═════ Given data ═════

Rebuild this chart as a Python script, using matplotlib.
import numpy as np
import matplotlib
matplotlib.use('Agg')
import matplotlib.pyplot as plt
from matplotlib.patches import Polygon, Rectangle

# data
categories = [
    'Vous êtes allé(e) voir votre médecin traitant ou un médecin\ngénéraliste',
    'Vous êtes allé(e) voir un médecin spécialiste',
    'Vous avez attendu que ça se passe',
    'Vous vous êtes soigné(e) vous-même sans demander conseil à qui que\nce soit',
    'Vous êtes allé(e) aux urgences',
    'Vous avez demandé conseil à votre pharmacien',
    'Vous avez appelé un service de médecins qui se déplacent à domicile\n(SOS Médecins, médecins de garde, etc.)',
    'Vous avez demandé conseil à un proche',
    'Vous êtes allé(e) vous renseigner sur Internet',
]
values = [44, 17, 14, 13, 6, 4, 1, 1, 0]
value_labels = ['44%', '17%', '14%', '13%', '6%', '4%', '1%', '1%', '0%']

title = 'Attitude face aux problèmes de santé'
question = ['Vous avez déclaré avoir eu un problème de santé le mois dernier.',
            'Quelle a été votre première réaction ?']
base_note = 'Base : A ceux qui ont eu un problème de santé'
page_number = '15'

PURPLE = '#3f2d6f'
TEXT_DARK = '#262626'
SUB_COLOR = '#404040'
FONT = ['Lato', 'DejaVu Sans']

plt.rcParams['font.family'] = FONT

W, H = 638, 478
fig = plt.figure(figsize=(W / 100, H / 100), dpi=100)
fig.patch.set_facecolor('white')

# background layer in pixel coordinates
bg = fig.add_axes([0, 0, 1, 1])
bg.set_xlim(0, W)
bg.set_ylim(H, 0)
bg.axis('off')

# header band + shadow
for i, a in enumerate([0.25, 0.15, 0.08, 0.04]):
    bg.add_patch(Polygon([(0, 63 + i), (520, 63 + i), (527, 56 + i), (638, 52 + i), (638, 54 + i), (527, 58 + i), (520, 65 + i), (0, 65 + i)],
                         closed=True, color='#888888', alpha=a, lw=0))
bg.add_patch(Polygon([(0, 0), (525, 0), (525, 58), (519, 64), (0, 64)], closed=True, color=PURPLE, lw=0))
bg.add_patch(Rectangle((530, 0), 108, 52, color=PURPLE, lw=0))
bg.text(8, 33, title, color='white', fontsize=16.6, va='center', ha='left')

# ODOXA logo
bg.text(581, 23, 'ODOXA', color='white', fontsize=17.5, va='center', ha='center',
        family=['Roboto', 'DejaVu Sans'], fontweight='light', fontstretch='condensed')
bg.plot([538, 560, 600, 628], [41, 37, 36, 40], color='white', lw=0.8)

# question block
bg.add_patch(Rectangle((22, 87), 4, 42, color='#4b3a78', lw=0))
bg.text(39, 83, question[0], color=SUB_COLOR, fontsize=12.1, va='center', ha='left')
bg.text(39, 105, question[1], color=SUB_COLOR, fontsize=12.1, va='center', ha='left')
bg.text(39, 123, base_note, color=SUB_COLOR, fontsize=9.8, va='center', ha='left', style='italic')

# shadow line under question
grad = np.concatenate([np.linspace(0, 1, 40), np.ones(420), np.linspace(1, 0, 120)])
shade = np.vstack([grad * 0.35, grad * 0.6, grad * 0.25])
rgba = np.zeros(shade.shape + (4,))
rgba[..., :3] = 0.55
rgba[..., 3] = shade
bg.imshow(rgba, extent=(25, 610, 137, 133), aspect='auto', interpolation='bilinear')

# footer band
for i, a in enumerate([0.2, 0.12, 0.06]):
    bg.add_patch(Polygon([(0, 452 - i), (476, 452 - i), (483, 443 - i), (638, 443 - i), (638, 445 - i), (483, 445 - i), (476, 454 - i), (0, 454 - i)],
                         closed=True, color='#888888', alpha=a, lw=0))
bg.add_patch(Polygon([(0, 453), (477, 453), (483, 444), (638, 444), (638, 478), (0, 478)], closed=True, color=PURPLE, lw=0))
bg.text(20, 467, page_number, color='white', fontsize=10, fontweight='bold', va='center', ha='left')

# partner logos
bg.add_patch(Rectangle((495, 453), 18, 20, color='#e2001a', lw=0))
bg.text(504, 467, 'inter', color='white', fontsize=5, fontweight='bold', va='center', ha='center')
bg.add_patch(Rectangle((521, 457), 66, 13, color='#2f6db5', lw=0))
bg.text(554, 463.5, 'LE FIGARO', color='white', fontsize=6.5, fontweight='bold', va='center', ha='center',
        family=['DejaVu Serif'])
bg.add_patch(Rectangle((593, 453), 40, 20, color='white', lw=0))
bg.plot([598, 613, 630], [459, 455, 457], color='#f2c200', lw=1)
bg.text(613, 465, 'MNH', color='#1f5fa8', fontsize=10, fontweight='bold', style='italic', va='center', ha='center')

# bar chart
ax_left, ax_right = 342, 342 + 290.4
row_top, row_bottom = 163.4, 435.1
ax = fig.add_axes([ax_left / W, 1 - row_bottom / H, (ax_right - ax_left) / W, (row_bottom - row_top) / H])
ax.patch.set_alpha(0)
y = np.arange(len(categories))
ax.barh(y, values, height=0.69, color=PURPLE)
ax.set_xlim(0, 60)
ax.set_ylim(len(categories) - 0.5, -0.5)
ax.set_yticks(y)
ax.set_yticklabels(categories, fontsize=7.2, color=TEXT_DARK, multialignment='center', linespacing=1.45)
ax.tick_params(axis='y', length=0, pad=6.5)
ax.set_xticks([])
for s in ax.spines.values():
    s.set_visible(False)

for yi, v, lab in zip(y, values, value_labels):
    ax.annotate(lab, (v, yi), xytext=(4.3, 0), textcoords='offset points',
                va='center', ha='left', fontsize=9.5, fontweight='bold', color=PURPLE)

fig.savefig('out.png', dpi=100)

═════

Write the whole listing out again. Keep every line exactly as it is.

Rebuild this chart as a Python script, using matplotlib.
import numpy as np
import matplotlib
matplotlib.use('Agg')
import matplotlib.pyplot as plt
from matplotlib.patches import Polygon, Rectangle

# data
categories = [
    'Vous êtes allé(e) voir votre médecin traitant ou un médecin\ngénéraliste',
    'Vous êtes allé(e) voir un médecin spécialiste',
    'Vous avez attendu que ça se passe',
    'Vous vous êtes soigné(e) vous-même sans demander conseil à qui que\nce soit',
    'Vous êtes allé(e) aux urgences',
    'Vous avez demandé conseil à votre pharmacien',
    'Vous avez appelé un service de médecins qui se déplacent à domicile\n(SOS Médecins, médecins de garde, etc.)',
    'Vous avez demandé conseil à un proche',
    'Vous êtes allé(e) vous renseigner sur Internet',
]
values = [44, 17, 14, 13, 6, 4, 1, 1, 0]
value_labels = ['44%', '17%', '14%', '13%', '6%', '4%', '1%', '1%', '0%']

title = 'Attitude face aux problèmes de santé'
question = ['Vous avez déclaré avoir eu un problème de santé le mois dernier.',
            'Quelle a été votre première réaction ?']
base_note = 'Base : A ceux qui ont eu un problème de santé'
page_number = '15'

PURPLE = '#3f2d6f'
TEXT_DARK = '#262626'
SUB_COLOR = '#404040'
FONT = ['Lato', 'DejaVu Sans']

plt.rcParams['font.family'] = FONT

W, H = 638, 478
fig = plt.figure(figsize=(W / 100, H / 100), dpi=100)
fig.patch.set_facecolor('white')

# background layer in pixel coordinates
bg = fig.add_axes([0, 0, 1, 1])
bg.set_xlim(0, W)
bg.set_ylim(H, 0)
bg.axis('off')

# header band + shadow
for i, a in enumerate([0.25, 0.15, 0.08, 0.04]):
    bg.add_patch(Polygon([(0, 63 + i), (520, 63 + i), (527, 56 + i), (638, 52 + i), (638, 54 + i), (527, 58 + i), (520, 65 + i), (0, 65 + i)],
                         closed=True, color='#888888', alpha=a, lw=0))
bg.add_patch(Polygon([(0, 0), (525, 0), (525, 58), (519, 64), (0, 64)], closed=True, color=PURPLE, lw=0))
bg.add_patch(Rectangle((530, 0), 108, 52, color=PURPLE, lw=0))
bg.text(8, 33, title, color='white', fontsize=16.6, va='center', ha='left')

# ODOXA logo
bg.text(581, 23, 'ODOXA', color='white', fontsize=17.5, va='center', ha='center',
        family=['Roboto', 'DejaVu Sans'], fontweight='light', fontstretch='condensed')
bg.plot([538, 560, 600, 628], [41, 37, 36, 40], color='white', lw=0.8)

# question block
bg.add_patch(Rectangle((22, 87), 4, 42, color='#4b3a78', lw=0))
bg.text(39, 83, question[0], color=SUB_COLOR, fontsize=12.1, va='center', ha='left')
bg.text(39, 105, question[1], color=SUB_COLOR, fontsize=12.1, va='center', ha='left')
bg.text(39, 123, base_note, color=SUB_COLOR, fontsize=9.8, va='center', ha='left', style='italic')

# shadow line under question
grad = np.concatenate([np.linspace(0, 1, 40), np.ones(420), np.linspace(1, 0, 120)])
shade = np.vstack([grad * 0.35, grad * 0.6, grad * 0.25])
rgba = np.zeros(shade.shape + (4,))
rgba[..., :3] = 0.55
rgba[..., 3] = shade
bg.imshow(rgba, extent=(25, 610, 137, 133), aspect='auto', interpolation='bilinear')

# footer band
for i, a in enumerate([0.2, 0.12, 0.06]):
    bg.add_patch(Polygon([(0, 452 - i), (476, 452 - i), (483, 443 - i), (638, 443 - i), (638, 445 - i), (483, 445 - i), (476, 454 - i), (0, 454 - i)],
                         closed=True, color='#888888', alpha=a, lw=0))
bg.add_patch(Polygon([(0, 453), (477, 453), (483, 444), (638, 444), (638, 478), (0, 478)], closed=True, color=PURPLE, lw=0))
bg.text(20, 467, page_number, color='white', fontsize=10, fontweight='bold', va='center', ha='left')

# partner logos
bg.add_patch(Rectangle((495, 453), 18, 20, color='#e2001a', lw=0))
bg.text(504, 467, 'inter', color='white', fontsize=5, fontweight='bold', va='center', ha='center')
bg.add_patch(Rectangle((521, 457), 66, 13, color='#2f6db5', lw=0))
bg.text(554, 463.5, 'LE FIGARO', color='white', fontsize=6.5, fontweight='bold', va='center', ha='center',
        family=['DejaVu Serif'])
bg.add_patch(Rectangle((593, 453), 40, 20, color='white', lw=0))
bg.plot([598, 613, 630], [459, 455, 457], color='#f2c200', lw=1)
bg.text(613, 465, 'MNH', color='#1f5fa8', fontsize=10, fontweight='bold', style='italic', va='center', ha='center')

# bar chart
ax_left, ax_right = 342, 342 + 290.4
row_top, row_bottom = 163.4, 435.1
ax = fig.add_axes([ax_left / W, 1 - row_bottom / H, (ax_right - ax_left) / W, (row_bottom - row_top) / H])
ax.patch.set_alpha(0)
y = np.arange(len(categories))
ax.barh(y, values, height=0.69, color=PURPLE)
ax.set_xlim(0, 60)
ax.set_ylim(len(categories) - 0.5, -0.5)
ax.set_yticks(y)
ax.set_yticklabels(categories, fontsize=7.2, color=TEXT_DARK, multialignment='center', linespacing=1.45)
ax.tick_params(axis='y', length=0, pad=6.5)
ax.set_xticks([])
for s in ax.spines.values():
    s.set_visible(False)

for yi, v, lab in zip(y, values, value_labels):
    ax.annotate(lab, (v, yi), xytext=(4.3, 0), textcoords='offset points',
                va='center', ha='left', fontsize=9.5, fontweight='bold', color=PURPLE)

fig.savefig('out.png', dpi=100)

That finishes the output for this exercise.